Monday, Apr. 09, 1973
The Singles Trade
On the dance floor couples are doing everything from the Lizard to the Jackdaw Strut in response to the band's high-decibel efforts. As respite to ears and feet, a mentalist is brought out. He memorizes and repeats backward a long list of items thrown at him by the spectators. The answers reflect the evening's mood: lips, left breast, vasectomy, sandbox, postnasal drip. A new arrival, watching from a wallflower's position, gets a friendly approach: "Hi, aren't you talking to anybody? I'm Lois. You shouldn't be shy around here."
First night out on a cruise ship? A campus mixer for freshmen? A new crowd gathering for a resort weekend? None of these. It is instead a get-acquainted scene at a new establishment called Chateau D'Vie, which bills itself as the "untraditional year-round country club for singles only."
Situated on a pleasant, 140-acre site in Spring Valley, a northwestern suburb of New York City, the club offers golf, tennis, indoor and outdoor swimming, dining, dancing and other diversions. It also has 60 bedrooms, all with twin beds. Since married people are barred from membership, couples obviously cannot register as Mr. and Mrs.; beyond that, the management takes a laissez-faire attitude.

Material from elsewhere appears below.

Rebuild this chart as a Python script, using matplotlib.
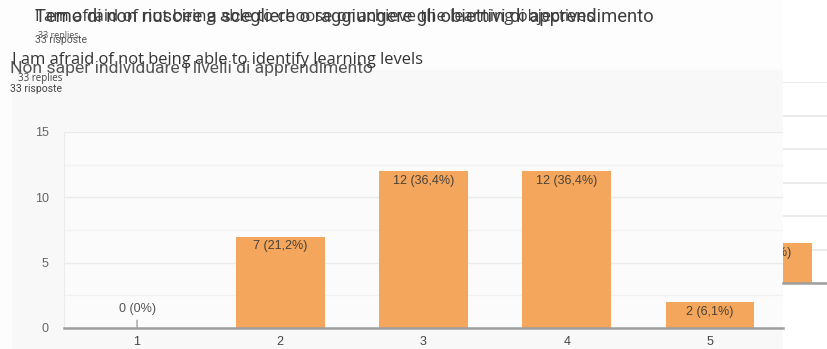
import matplotlib.pyplot as plt
from matplotlib.patches import Rectangle

W, H = 828, 349

# dati del sondaggio
scale = [1, 2, 3, 4, 5]
counts = [0, 7, 12, 12, 2]
labels = ['0 (0%)', '7 (21,2%)', '12 (36,4%)', '12 (36,4%)', '2 (6,1%)']
yticks = [0, 5, 10, 15]

# grafico accanto, se ne vede solo l'ultima barra
next_scale = [5]
next_counts = [3]
next_labels = ['3 (9,1%)']

orange = '#f3a65c'
grid_c = '#ebebeb'
base_c = '#9e9e9e'
chart_font = ['Liberation Sans', 'DejaVu Sans']


def px(x, y):
    return x / W, 1 - y / H


fig = plt.figure(figsize=(W / 100, H / 100), dpi=100)
fig.patch.set_facecolor('#fdfdfd')
fig.add_artist(Rectangle(px(12, 349), (783 - 12) / W, (349 - 70) / H,
                         transform=fig.transFigure, color='#f8f8f8', zorder=0))
fig.add_artist(Rectangle(px(783, 349), (W - 783) / W, 349 / H,
                         transform=fig.transFigure, color='white', zorder=0))

# titoli sovrapposti
fig.text(*px(35, 17), 'Temo di non riuscire a scegliere o raggiungere gli obiettivi di apprendimento',
         family='Roboto', fontsize=13.2, color='#3c3c3c', va='center')
fig.text(*px(35, 17), 'I am afraid of not being able to choose or achieve the learning objectives',
         family='Open Sans', fontsize=12, color='#3c3c3c', va='center')
fig.text(*px(38, 36), '33 replies', family='Open Sans', fontsize=6.5, color='#555555', va='center')
fig.text(*px(35, 40), '33 risposte', family='Roboto', fontsize=7.5, color='#555555', va='center')

fig.text(*px(10, 68), 'Non saper individuare i livelli di apprendimento',
         family='Roboto', fontsize=12.6, color='#555555', va='center')
fig.text(*px(12, 60), 'I am afraid of not being able to identify learning levels',
         family='Open Sans', fontsize=11.9, color='#333333', va='center')
fig.text(*px(18, 79), '33 replies', family='Open Sans', fontsize=7, color='#444444', va='center')
fig.text(*px(10, 89), '33 risposte', family='Roboto', fontsize=7.5, color='#444444', va='center')

# grafico principale
ax = fig.add_axes([64 / W, (H - 328) / H, (783 - 64) / W, (328 - 132) / H])
ax.set_facecolor('#fbfbfb')
ax.bar(scale, counts, width=0.62, color=orange, zorder=2)
ax.set_xlim(0.49, 5.51)
ax.set_ylim(0, 15)
ax.set_yticks(yticks)
ax.set_yticks([2.5, 7.5, 12.5], minor=True)
ax.set_xticks(scale)
ax.grid(axis='y', which='major', color=grid_c, lw=1, zorder=0)
ax.grid(axis='y', which='minor', color='#f1f1f1', lw=1, zorder=0)
ax.tick_params(axis='y', which='both', length=0, pad=11, labelsize=9, labelcolor='#666666')
ax.tick_params(axis='x', length=0, pad=6, labelsize=9, labelcolor='#444444')
for t in ax.get_xticklabels() + ax.get_yticklabels():
    t.set_family(chart_font)
for s in ['top', 'right']:
    ax.spines[s].set_visible(False)
ax.spines['left'].set_color('#ececec')
ax.spines['bottom'].set_color(base_c)
ax.spines['bottom'].set_linewidth(1.8)
ax.spines['bottom'].set_zorder(3)

for x, v, lab in zip(scale, counts, labels):
    if v == 0:
        ax.annotate(lab, xy=(x, v), xytext=(0, 14), textcoords='offset points',
                    ha='center', va='center', fontsize=9, color='#555555', family=chart_font,
                    arrowprops=dict(arrowstyle='-', color='#888888', lw=0.8, shrinkA=2, shrinkB=0))
    else:
        ax.annotate(lab, xy=(x, v), xytext=(0, -7), textcoords='offset points',
                    ha='center', va='center', fontsize=9, color='#4a4238', family=chart_font)

# grafico seguente, tagliato a sinistra
ax2 = fig.add_axes([783 / W, (H - 283) / H, (W - 783) / W, (283 - 82) / H])
ax2.set_facecolor('white')
ax2.bar(next_scale, next_counts, width=0.62, color=orange, zorder=2)
ax2.set_xlim(5.108, 5.108 + 45 / 143.5)
ax2.set_ylim(0, 15)
ax2.set_yticks([0, 2.5, 5, 7.5, 10, 12.5, 15])
ax2.set_xticks([])
ax2.grid(axis='y', color='#e8e8e8', lw=1.2, zorder=0)
ax2.tick_params(axis='y', length=0, labelleft=False)
for s in ['top', 'right', 'left']:
    ax2.spines[s].set_visible(False)
ax2.spines['bottom'].set_color(base_c)
ax2.spines['bottom'].set_linewidth(1.8)
ax2.spines['bottom'].set_zorder(3)
for x, v, lab in zip(next_scale, next_counts, next_labels):
    ax2.annotate(lab, xy=(x, v), xytext=(0, -7), textcoords='offset points',
                 ha='center', va='center', fontsize=9, color='#4a4238', family=chart_font,
                 annotation_clip=False, clip_on=True)

fig.savefig('out.png', dpi=100)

Bunking on the premises is not really the prime attraction anyway. The entrepreneurs, who envision 3,000 members in Spring Valley--and eventually branches in other states--think that the lure is a civilized social life for the unmarried and unconnected. Providing services for singles is obviously a growth industry, as attested to by the proliferation of singles bars, singles apartment projects, singles nights at resorts and computerized dating firms. The high divorce rate, particularly among the middle class, brings many new customers to the field yearly.
Businessmen Harvey Klaris and Richard Kovner, both 33, say that their country club offers an alternative for people who want to mix without pressure to make an instant connection, as in a singles bar. But their approach seems to generate its own pressure. One staffer observes: "People come together like this because they're lonely. The singles business is a sad business."
Outgoing. To overcome that sadness, the management seems relentlessly determined to ensure that everyone is cheerfully with it. There is much jargon about the "dynamics of member interaction." What kind of interactors? "We want an outgoing, social person," says Membership Coordinator Robing Raderman. "Someone who will be an asset." Activities Director David Malachowski says: "We were going to require members to take at least one seminar [at $10 a session], but since our yoga and group-encounter classes are already oversubscribed, we have done away with compulsion." Malachowski plans to organize "a lot of outdoor sleeping activity--back to nature on the ground, you know."
Cory Elkins, the entertainment director, wants members to confect their own variety shows with the help of staffers. "I'm looking for house entertainment," he says. "Everyone--parking-lot attendants, life guards--should have some singing or acting ability. After all, there's more to life than just dating." But most who have come for a look around realize that meeting "someone" remains the point of it all. Joan Petti, a divorced mother of two, decided that she probably would not join. "A club with these ideas has potential," she says, "but it could also attract a lot of losers. People think that they're going to find the person of their dreams. There are going to be a lot of disappointments." Unless, of course, one has always dreamed of meeting a singing parking-lot attendant.